On a déjà oublié, en Occident, qu'il a converti, en 2020, la Basilique chrétienne Sainte-Sophie en mosquée. Et on a oublié aussi qu'il a promis d'aller prier dans la mosquée de Jérusalem.
On revient plus d'un siècle en arrière lorsque l'Empire ottoman était encore tout puissant et s'étendait jusqu'en Egypte. Mais sa grande erreur a été de se ranger aux côtés des Empires Centraux (Allemagne et Autriche-Hongrie) au cours de la 1ère Guerre Mondiale. La France et la Grande-Bretagne se sont alors associées, en représailles, pour dépecer ce grand "homme malade" qu'était le Califat turc. Et ses diplomates (accords Sykes-Picot) ont alors "joué" les Arabes contre les Turcs pour créer des Etats complétement artificiels: l'Irak, la Syrie, le Liban, la Palestine.

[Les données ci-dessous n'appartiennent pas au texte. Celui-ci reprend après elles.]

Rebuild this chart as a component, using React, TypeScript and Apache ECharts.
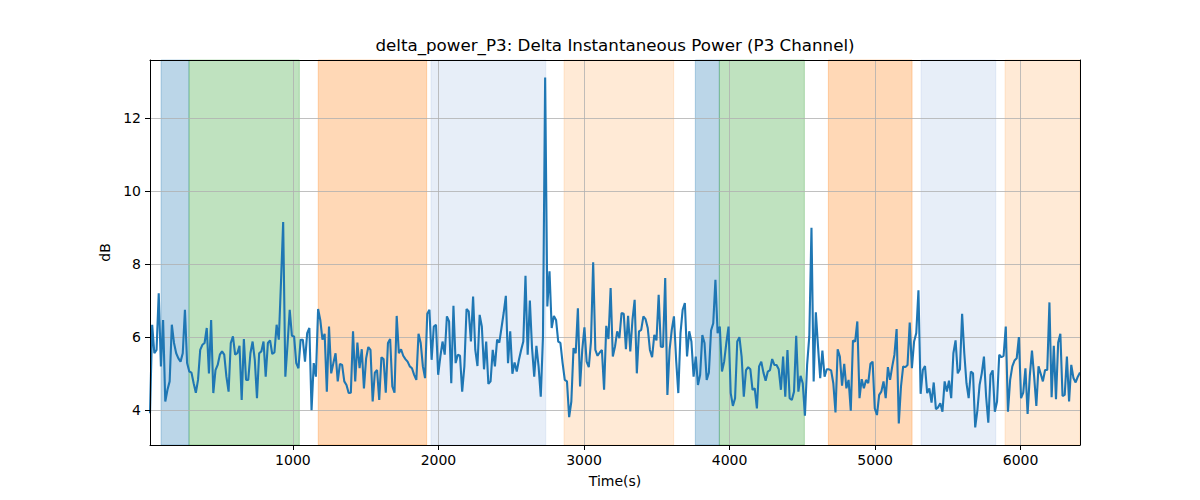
import React, { useEffect, useRef } from "react";
import * as echarts from "echarts";

const TITLE = "delta_power_P3: Delta Instantaneous Power (P3 Channel)";
const X_NAME = "Time(s)";
const Y_NAME = "dB";

const START_TIME = 18;
const STEP = 15;
const X_MIN = 18;
const X_MAX = 6408;
const Y_MIN = 3.05;
const Y_MAX = 13.58;

const X_TICKS = [1000, 2000, 3000, 4000, 5000, 6000];
const Y_TICKS = [4, 6, 8, 10, 12];

const SEG_A = [3.92, 6.34, 5.56, 5.65, 7.2, 5.2, 6.47, 4.24, 4.56, 4.79, 6.34, 5.84, 5.56, 5.42, 5.33, 5.56, 6.75, 5.29, 5.06, 5.03, 4.74, 4.48, 4.83, 5.65, 5.79, 5.84, 6.25, 5.01, 6.47, 4.47, 5.1, 5.24, 5.52, 5.61, 5.52, 4.92, 4.51, 5.84, 6.02, 5.52, 5.56, 5.76, 4.28, 5.95, 4.83, 4.83, 5.56, 5.88, 5.38, 4.33, 5.56, 5.61, 5.88, 4.92, 5.84, 5.91, 5.54, 5.58, 6.34, 5.93];
const SPIKE_A = [7.5, 9.15];
const SEG_B = [4.92, 5.8, 6.75, 6.04, 6.02, 5.29, 5.15, 5.93, 5.93, 5.33, 6.11, 6.25, 4.0, 5.29, 4.92, 6.77, 6.47, 5.93, 6.09, 4.51, 6.29, 5.01, 5.29, 5.56, 4.79, 5.27, 5.24, 4.79, 4.69, 4.47, 4.48, 6.16, 4.79, 5.85, 5.15, 5.67, 4.6, 5.42, 5.73, 5.65, 4.24, 5.03, 5.1, 4.28, 5.45, 5.4, 4.48, 5.84, 5.95, 4.65, 4.48, 6.58, 5.56, 5.67, 5.49, 5.4, 5.33, 5.2, 5.15, 4.97, 4.83];
const SEG_C = [6.09, 5.84, 5.2, 4.88, 6.64, 6.75, 5.38, 6.29, 6.34, 4.97, 5.47, 5.88, 5.52, 6.57, 6.43, 4.74, 6.86, 5.29, 5.52, 5.49, 4.51, 5.2, 6.77, 6.7, 5.88, 7.11, 5.65, 5.21, 6.61, 6.29, 5.12, 5.88, 4.72, 4.79, 5.65, 5.2, 5.93, 5.85, 6.25, 6.66, 7.13, 5.29, 6.16, 5.0, 5.31, 5.06, 5.38, 5.65, 5.88, 7.68, 5.52, 7.0, 5.7, 4.92, 5.76, 5.2, 4.37];
const SPIKE_B = [6.0, 13.1];
const SEG_D = [6.84, 7.8, 6.25, 6.58, 6.47, 5.88, 5.84, 5.29, 4.83, 4.79, 3.81, 4.24, 5.7, 5.56, 6.79, 4.65, 5.65, 6.27, 5.33, 5.18, 5.88, 8.05, 5.65, 5.49, 5.58, 5.65, 4.56, 6.31, 5.95, 7.34, 5.47, 5.74, 6.16, 5.97, 6.66, 6.64, 5.67, 6.58, 5.61, 6.47, 7.02, 5.01, 6.16, 6.2, 6.57, 6.49, 6.25, 5.65, 5.45, 6.06, 5.91, 7.16, 5.74, 5.73, 7.62, 4.42, 5.65, 6.2, 6.57, 5.38, 4.47, 6.11, 6.75];
const SEG_E = [6.93, 5.47, 6.16, 5.88, 4.92, 5.47, 4.69, 4.97, 6.06, 5.84, 4.83, 5.03, 6.18, 6.38, 7.57, 6.11, 6.29, 5.06, 5.33, 5.84, 6.29, 4.47, 4.12, 4.33, 5.88, 6.0, 5.47, 4.37, 5.1, 5.18, 5.12, 4.56, 4.6, 4.05, 5.2, 5.33, 5.03, 4.81, 5.06, 5.1, 5.4, 5.24, 5.24, 5.12, 4.56, 5.47, 4.37, 5.65, 4.33, 4.28, 4.51, 6.04, 4.51, 4.94, 4.74, 3.85, 5.24, 6.02, 8.99, 4.79];
const SEG_F = [6.68, 5.74, 4.88, 5.63, 4.92, 5.12, 5.12, 5.09, 4.74, 3.94, 5.67, 5.47, 4.67, 5.27, 4.6, 4.83, 3.99, 5.91, 5.88, 6.43, 4.33, 4.85, 4.6, 4.83, 4.74, 5.27, 5.33, 4.05, 3.87, 4.42, 4.51, 4.79, 4.33, 5.18, 4.83, 5.2, 5.52, 6.22, 3.64, 4.65, 5.2, 5.18, 5.24, 6.4, 5.15, 5.88, 6.11, 7.28, 4.45, 5.1, 5.21, 4.47, 4.6, 4.21, 4.76, 4.03, 4.08, 4.19, 3.96, 4.79, 4.51];
const SEG_G = [4.81, 4.33, 5.56, 5.91, 5.01, 5.12, 6.64, 5.56, 4.74, 4.33, 5.06, 5.01, 3.53, 4.0, 4.69, 5.01, 5.47, 4.37, 3.66, 4.97, 5.09, 3.96, 4.24, 5.52, 5.45, 5.49, 6.29, 3.96, 4.83, 5.2, 5.36, 5.42, 6.0, 4.33, 4.48, 5.15, 3.9, 4.94, 5.63, 4.92, 4.12, 5.2, 5.0, 4.79, 5.1, 5.1, 6.95, 4.36, 5.76, 4.3, 5.85, 6.09, 4.39, 4.42, 5.47, 4.24, 5.24, 4.88, 4.76, 4.92, 5.03];

const VALUES = [...SEG_A, ...SPIKE_A, ...SEG_B, ...SEG_C, ...SPIKE_B, ...SEG_D, ...SEG_E, ...SEG_F, ...SEG_G];

const SPAN_START = [94, 286, 1174, 1949, 2863, 3765, 3930, 4679, 5316, 5893];
const SPAN_END = [286, 1044, 1919, 2737, 3616, 3930, 4514, 5254, 5829, 6408];
const SPAN_KIND = ["blue", "green", "orange", "lightblue", "lightorange", "blue", "green", "orange", "lightblue", "lightorange"];

const KIND_COLOR: Record<string, string> = {
  blue: "rgba(31,119,180,0.3)",
  green: "rgba(44,160,44,0.3)",
  orange: "rgba(255,127,14,0.3)",
  lightblue: "rgba(174,199,232,0.3)",
  lightorange: "rgba(255,187,120,0.3)",
};

const FONT = "DejaVu Sans";

export default function App() {
  const ref = useRef<HTMLDivElement>(null);

  useEffect(() => {
    document.body.style.margin = "0";
    if (!ref.current) return;
    const chart = echarts.init(ref.current, undefined, { renderer: "svg" });

    const lineData = VALUES.map((v, i) => [START_TIME + STEP * i, v]);

    const spans = SPAN_START.map((s, i) => [
      {
        xAxis: s,
        itemStyle: {
          color: KIND_COLOR[SPAN_KIND[i]],
          borderColor: KIND_COLOR[SPAN_KIND[i]],
          borderWidth: 1,
        },
      },
      { xAxis: SPAN_END[i] },
    ]);

    const gridLines = [
      ...X_TICKS.map((v) => ({ xAxis: v })),
      ...Y_TICKS.map((v) => ({ yAxis: v })),
    ];

    const labelStyle = { color: "#000", fontSize: 14, fontFamily: FONT };
    const plain = (v: number) => String(v);

    chart.setOption({
      animation: false,
      backgroundColor: "#fff",
      title: {
        text: TITLE,
        left: 615,
        top: 36,
        textAlign: "center",
        padding: 0,
        textStyle: { color: "#000", fontSize: 16.7, fontWeight: "normal", fontFamily: FONT },
      },
      grid: { left: 150, right: 120, top: 60, bottom: 55, containLabel: false, outerBoundsMode: "none" },
      xAxis: [
        {
          type: "value",
          min: X_MIN,
          max: X_MAX,
          position: "bottom",
          z: 10,
          axisLine: { show: true, onZero: false, lineStyle: { color: "#000", width: 1 } },
          axisTick: { show: true, customValues: X_TICKS, length: 5, lineStyle: { color: "#000", width: 1 } },
          axisLabel: { ...labelStyle, customValues: X_TICKS, margin: 8, formatter: plain },
          splitLine: { show: false },
          name: X_NAME,
          nameLocation: "middle",
          nameGap: 29,
          nameTextStyle: labelStyle,
        },
        {
          type: "value",
          min: X_MIN,
          max: X_MAX,
          position: "top",
          z: 10,
          axisLine: { show: true, onZero: false, lineStyle: { color: "#000", width: 1 } },
          axisTick: { show: false },
          axisLabel: { show: false },
          splitLine: { show: false },
        },
      ],
      yAxis: [
        {
          type: "value",
          min: Y_MIN,
          max: Y_MAX,
          position: "left",
          z: 10,
          axisLine: { show: true, onZero: false, lineStyle: { color: "#000", width: 1 } },
          axisTick: { show: true, customValues: Y_TICKS, length: 5, lineStyle: { color: "#000", width: 1 } },
          axisLabel: { ...labelStyle, customValues: Y_TICKS, margin: 9, formatter: plain },
          splitLine: { show: false },
          name: Y_NAME,
          nameLocation: "middle",
          nameGap: 34,
          nameTextStyle: labelStyle,
        },
        {
          type: "value",
          min: Y_MIN,
          max: Y_MAX,
          position: "right",
          z: 10,
          axisLine: { show: true, onZero: false, lineStyle: { color: "#000", width: 1 } },
          axisTick: { show: false },
          axisLabel: { show: false },
          splitLine: { show: false },
        },
      ],
      series: [
        {
          name: "spans",
          type: "line",
          data: [],
          silent: true,
          markArea: { silent: true, z: 1, data: spans, label: { show: false } },
        },
        {
          name: "grid",
          type: "line",
          data: [],
          silent: true,
          markLine: {
            silent: true,
            z: 2,
            symbol: ["none", "none"],
            label: { show: false },
            lineStyle: { color: "#b0b0b0", width: 0.8, type: "solid" },
            emphasis: { disabled: true },
            data: gridLines,
          },
        },
        {
          name: "delta_power_P3",
          type: "line",
          z: 3,
          data: lineData,
          showSymbol: false,
          symbol: "none",
          clip: true,
          lineStyle: { color: "#1f77b4", width: 2.1 },
        },
      ],
    });

    return () => chart.dispose();
  }, []);

  return <div ref={ref} style={{ width: 1200, height: 500 }} />;
}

Comme on le sait, le résultat a été désastreux dans cette partie du Moyen-Orient que l'on a arabisé. Des guerres et attentats perpétuels, la catastrophe économique, la quasi disparition des importantes communautés juives et chrétiennes. Un beau succès de la diplomatie franco-anglaise que l'on n'évoque jamais.
Mais aujourd'hui, alors qu'on contemple cet effroyable chaos (celui du Panarabisme, des Frères musulmans et de Daech), on commence à se dire que le retour sinon de l'Empire ottoman, du moins du Grand Turc et du Grand Califat, se révèle une perspective plutôt rassurante pour l'Occident. Un islamisme plus soft, moins radical, plus pragmatique, plus en phase avec l'évolution des mœurs. Un emballage beaucoup plus aimable.
Peut-être, mais ça ne veut pas dire que l'Occident n'a pas de soucis à se faire et qu'il trouvera un véritable partenaire. La voie européenne qui s'offrait à la Turquie est désormais bien écartée et ce grand Califat turc qui est en train de se reconstituer ne renoncera probablement jamais à ses rêves de domination. Le Panturquisme renaît et, depuis la chute de l'URSS, il a repris, fermement, pied dans toute l'Asie Centrale (avec deux grosses têtes de pont: l'Ouzbékistan et le Kazakhstan). La priorité, c'est maintenant de retrouver son assise arabe au Moyen-Orient. Et ça peut constituer un nouveau Grand Pôle du monde, puissant et expansionniste.
Un post sûrement trop long et sûrement pas très professionnel. C'est sans doute très subjectif mais j'écris à partir de mon histoire propre, celle de l'Europe Centrale. Je connais donc tout de même assez bien ces 3 Etats voyous que sont l'Iran, la Russie et la Turquie. Je les déteste et les aime à la fois.
Je recommande:
- Mikhaïl LERMONTOV: "Un héros de notre temps"
- Youry TYNIANOV; "La mort du Vazir Moukhtar"
Ces deux bouquins, qui ont pour cadre le Caucase et l'Iran, font partie pour moi des plus beaux livres de la littérature russe.
- Olivier GUEZ: "Mésopotamia". Un grand livre, déjà évoqué, mais dont on a trop peu parlé. Il montre bien à l'issue de quelles douteuses manœuvres, Français et Anglais se sont "amusés", durant la 1ère Guerre mondiale, à redécouper le Moyen-Orient. Avec toutes les fatales conséquences que l'on sait aujourd'hui. Mais je n'ai pas l'impression qu'on en ait tiré la moindre conséquence.
Enfin, je me rends, la semaine prochaine, dans celle qui fut "La Babylone de l'Europe". Je ne suis pas sûre de trouver le temps de poster.